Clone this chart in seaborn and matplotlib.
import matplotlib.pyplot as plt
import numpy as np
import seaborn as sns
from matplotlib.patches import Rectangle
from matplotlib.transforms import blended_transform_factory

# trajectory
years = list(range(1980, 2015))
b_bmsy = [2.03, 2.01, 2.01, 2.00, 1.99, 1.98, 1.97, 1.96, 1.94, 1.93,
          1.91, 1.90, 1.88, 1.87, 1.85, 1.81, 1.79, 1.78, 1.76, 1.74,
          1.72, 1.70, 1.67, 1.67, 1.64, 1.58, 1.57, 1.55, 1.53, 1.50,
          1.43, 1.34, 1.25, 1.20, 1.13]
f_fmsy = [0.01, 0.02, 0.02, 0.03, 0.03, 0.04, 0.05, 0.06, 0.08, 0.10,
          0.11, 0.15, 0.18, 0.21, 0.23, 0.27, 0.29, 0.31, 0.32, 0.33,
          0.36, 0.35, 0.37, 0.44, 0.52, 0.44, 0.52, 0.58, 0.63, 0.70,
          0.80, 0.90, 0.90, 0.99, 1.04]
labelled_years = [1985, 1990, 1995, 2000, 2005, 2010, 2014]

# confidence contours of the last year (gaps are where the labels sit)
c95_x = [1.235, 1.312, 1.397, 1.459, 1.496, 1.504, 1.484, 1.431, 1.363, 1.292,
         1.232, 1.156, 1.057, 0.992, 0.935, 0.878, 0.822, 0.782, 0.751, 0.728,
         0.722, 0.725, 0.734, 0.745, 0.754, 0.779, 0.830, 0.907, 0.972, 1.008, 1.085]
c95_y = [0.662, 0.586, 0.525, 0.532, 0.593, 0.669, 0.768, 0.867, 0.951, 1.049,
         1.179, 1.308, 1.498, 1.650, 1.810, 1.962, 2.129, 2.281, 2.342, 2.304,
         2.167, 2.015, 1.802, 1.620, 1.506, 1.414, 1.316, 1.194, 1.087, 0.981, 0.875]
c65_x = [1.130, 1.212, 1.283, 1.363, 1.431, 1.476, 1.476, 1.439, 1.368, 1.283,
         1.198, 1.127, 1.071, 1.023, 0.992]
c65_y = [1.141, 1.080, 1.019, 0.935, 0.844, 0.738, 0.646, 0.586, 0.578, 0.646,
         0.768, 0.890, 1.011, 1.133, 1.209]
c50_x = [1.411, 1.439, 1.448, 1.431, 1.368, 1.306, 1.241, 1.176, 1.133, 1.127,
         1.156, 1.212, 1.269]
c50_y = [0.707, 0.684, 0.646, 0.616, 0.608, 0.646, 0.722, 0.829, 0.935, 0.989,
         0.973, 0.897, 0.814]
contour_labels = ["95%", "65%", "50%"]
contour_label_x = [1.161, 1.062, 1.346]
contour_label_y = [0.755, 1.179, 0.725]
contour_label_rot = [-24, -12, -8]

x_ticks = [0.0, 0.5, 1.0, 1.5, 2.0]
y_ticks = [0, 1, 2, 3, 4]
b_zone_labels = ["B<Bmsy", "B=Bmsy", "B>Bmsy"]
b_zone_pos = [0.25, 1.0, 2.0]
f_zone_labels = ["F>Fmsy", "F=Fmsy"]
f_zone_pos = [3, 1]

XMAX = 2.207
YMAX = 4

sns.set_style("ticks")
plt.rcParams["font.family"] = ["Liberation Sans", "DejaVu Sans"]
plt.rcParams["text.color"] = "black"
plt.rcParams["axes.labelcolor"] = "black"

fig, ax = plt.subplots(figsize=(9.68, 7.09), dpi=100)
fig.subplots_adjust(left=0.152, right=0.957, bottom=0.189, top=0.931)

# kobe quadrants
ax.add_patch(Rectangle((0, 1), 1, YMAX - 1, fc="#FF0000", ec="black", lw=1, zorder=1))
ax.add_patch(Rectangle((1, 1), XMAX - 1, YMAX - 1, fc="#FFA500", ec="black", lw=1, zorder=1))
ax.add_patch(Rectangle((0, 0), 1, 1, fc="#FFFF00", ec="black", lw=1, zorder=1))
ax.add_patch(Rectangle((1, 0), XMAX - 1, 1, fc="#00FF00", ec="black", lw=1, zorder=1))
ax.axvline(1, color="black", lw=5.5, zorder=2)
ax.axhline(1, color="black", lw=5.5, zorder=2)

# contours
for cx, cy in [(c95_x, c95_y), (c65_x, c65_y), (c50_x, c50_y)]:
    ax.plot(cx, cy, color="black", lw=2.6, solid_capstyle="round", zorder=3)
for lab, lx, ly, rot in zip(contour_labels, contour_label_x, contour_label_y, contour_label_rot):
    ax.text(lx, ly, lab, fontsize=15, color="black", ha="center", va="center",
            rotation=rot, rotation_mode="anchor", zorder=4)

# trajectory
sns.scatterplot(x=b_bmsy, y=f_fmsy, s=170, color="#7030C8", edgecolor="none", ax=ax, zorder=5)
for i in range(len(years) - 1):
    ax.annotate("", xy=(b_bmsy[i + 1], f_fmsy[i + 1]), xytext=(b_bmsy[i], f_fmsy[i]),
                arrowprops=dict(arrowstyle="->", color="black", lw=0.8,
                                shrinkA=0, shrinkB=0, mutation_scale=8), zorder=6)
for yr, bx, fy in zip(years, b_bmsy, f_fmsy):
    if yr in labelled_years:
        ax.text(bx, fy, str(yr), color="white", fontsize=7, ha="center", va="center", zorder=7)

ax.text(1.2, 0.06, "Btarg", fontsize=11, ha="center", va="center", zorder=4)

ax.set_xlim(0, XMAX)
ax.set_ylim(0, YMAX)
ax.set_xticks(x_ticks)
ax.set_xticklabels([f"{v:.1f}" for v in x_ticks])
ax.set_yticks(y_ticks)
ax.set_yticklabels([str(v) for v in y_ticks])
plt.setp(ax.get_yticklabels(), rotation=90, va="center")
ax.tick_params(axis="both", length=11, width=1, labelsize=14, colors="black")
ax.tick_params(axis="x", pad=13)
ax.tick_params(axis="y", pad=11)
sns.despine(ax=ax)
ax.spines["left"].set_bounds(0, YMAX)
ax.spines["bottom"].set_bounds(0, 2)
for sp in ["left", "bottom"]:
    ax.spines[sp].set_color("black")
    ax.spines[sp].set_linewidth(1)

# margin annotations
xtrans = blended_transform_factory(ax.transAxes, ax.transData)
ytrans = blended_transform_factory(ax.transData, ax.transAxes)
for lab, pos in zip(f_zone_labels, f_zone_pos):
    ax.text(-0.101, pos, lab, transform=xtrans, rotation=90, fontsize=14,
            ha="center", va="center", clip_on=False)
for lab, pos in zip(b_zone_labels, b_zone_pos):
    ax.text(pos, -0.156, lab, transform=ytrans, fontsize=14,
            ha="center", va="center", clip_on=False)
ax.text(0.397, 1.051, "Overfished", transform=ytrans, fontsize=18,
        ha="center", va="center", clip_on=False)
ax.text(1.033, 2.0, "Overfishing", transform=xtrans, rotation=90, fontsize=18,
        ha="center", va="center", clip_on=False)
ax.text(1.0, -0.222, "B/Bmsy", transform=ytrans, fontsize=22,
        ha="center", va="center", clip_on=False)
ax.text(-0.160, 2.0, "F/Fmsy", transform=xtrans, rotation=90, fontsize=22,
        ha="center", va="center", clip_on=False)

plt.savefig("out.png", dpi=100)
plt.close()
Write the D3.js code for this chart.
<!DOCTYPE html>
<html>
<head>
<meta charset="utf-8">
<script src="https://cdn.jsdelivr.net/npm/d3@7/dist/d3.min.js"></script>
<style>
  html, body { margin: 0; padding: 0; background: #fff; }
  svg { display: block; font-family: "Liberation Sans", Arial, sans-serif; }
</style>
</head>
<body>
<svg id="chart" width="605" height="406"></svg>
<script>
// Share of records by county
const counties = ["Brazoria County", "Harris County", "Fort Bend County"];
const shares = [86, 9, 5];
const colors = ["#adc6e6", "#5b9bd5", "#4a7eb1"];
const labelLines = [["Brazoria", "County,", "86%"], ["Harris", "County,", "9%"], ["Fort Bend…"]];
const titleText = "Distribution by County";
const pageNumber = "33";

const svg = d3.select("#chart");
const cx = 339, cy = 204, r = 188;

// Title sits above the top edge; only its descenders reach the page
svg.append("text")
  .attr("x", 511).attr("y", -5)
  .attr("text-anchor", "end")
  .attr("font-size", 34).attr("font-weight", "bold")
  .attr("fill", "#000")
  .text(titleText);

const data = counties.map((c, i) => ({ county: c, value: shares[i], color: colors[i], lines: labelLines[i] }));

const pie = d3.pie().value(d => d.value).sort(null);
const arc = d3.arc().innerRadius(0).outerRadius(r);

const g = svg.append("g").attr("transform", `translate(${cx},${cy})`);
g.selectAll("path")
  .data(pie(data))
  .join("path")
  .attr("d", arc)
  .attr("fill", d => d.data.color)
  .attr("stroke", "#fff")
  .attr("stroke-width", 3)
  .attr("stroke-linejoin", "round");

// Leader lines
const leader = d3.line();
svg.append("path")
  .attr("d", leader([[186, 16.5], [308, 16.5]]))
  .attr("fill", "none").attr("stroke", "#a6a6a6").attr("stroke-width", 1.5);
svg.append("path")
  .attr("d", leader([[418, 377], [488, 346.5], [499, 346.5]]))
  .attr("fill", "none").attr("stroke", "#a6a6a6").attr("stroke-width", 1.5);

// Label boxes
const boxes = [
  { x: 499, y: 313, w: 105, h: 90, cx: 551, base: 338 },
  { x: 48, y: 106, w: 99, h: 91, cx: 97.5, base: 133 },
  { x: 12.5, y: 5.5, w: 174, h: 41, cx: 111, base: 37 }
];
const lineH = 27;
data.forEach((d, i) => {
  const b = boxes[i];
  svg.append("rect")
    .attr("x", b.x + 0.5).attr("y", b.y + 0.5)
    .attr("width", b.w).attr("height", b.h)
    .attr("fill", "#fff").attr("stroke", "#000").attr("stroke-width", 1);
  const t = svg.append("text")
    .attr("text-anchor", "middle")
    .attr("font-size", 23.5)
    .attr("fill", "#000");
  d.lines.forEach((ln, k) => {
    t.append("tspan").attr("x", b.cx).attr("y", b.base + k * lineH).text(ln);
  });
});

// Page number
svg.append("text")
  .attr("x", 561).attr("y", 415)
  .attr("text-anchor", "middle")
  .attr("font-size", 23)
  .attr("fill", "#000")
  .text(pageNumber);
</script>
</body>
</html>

▸ **SET EXERCISE**
Above is a listing; print exactly its lines from the one with "Write the D3.js code for this chart." through the one with "const arc = d3.arc().innerRadius(0).outerRadius(r);", and no other lines.

▸ **ANSWER TO THIS PROBLEM**
Write the D3.js code for this chart.
<!DOCTYPE html>
<html>
<head>
<meta charset="utf-8">
<script src="https://cdn.jsdelivr.net/npm/d3@7/dist/d3.min.js"></script>
<style>
  html, body { margin: 0; padding: 0; background: #fff; }
  svg { display: block; font-family: "Liberation Sans", Arial, sans-serif; }
</style>
</head>
<body>
<svg id="chart" width="605" height="406"></svg>
<script>
// Share of records by county
const counties = ["Brazoria County", "Harris County", "Fort Bend County"];
const shares = [86, 9, 5];
const colors = ["#adc6e6", "#5b9bd5", "#4a7eb1"];
const labelLines = [["Brazoria", "County,", "86%"], ["Harris", "County,", "9%"], ["Fort Bend…"]];
const titleText = "Distribution by County";
const pageNumber = "33";

const svg = d3.select("#chart");
const cx = 339, cy = 204, r = 188;

// Title sits above the top edge; only its descenders reach the page
svg.append("text")
  .attr("x", 511).attr("y", -5)
  .attr("text-anchor", "end")
  .attr("font-size", 34).attr("font-weight", "bold")
  .attr("fill", "#000")
  .text(titleText);

const data = counties.map((c, i) => ({ county: c, value: shares[i], color: colors[i], lines: labelLines[i] }));

const pie = d3.pie().value(d => d.value).sort(null);
const arc = d3.arc().innerRadius(0).outerRadius(r);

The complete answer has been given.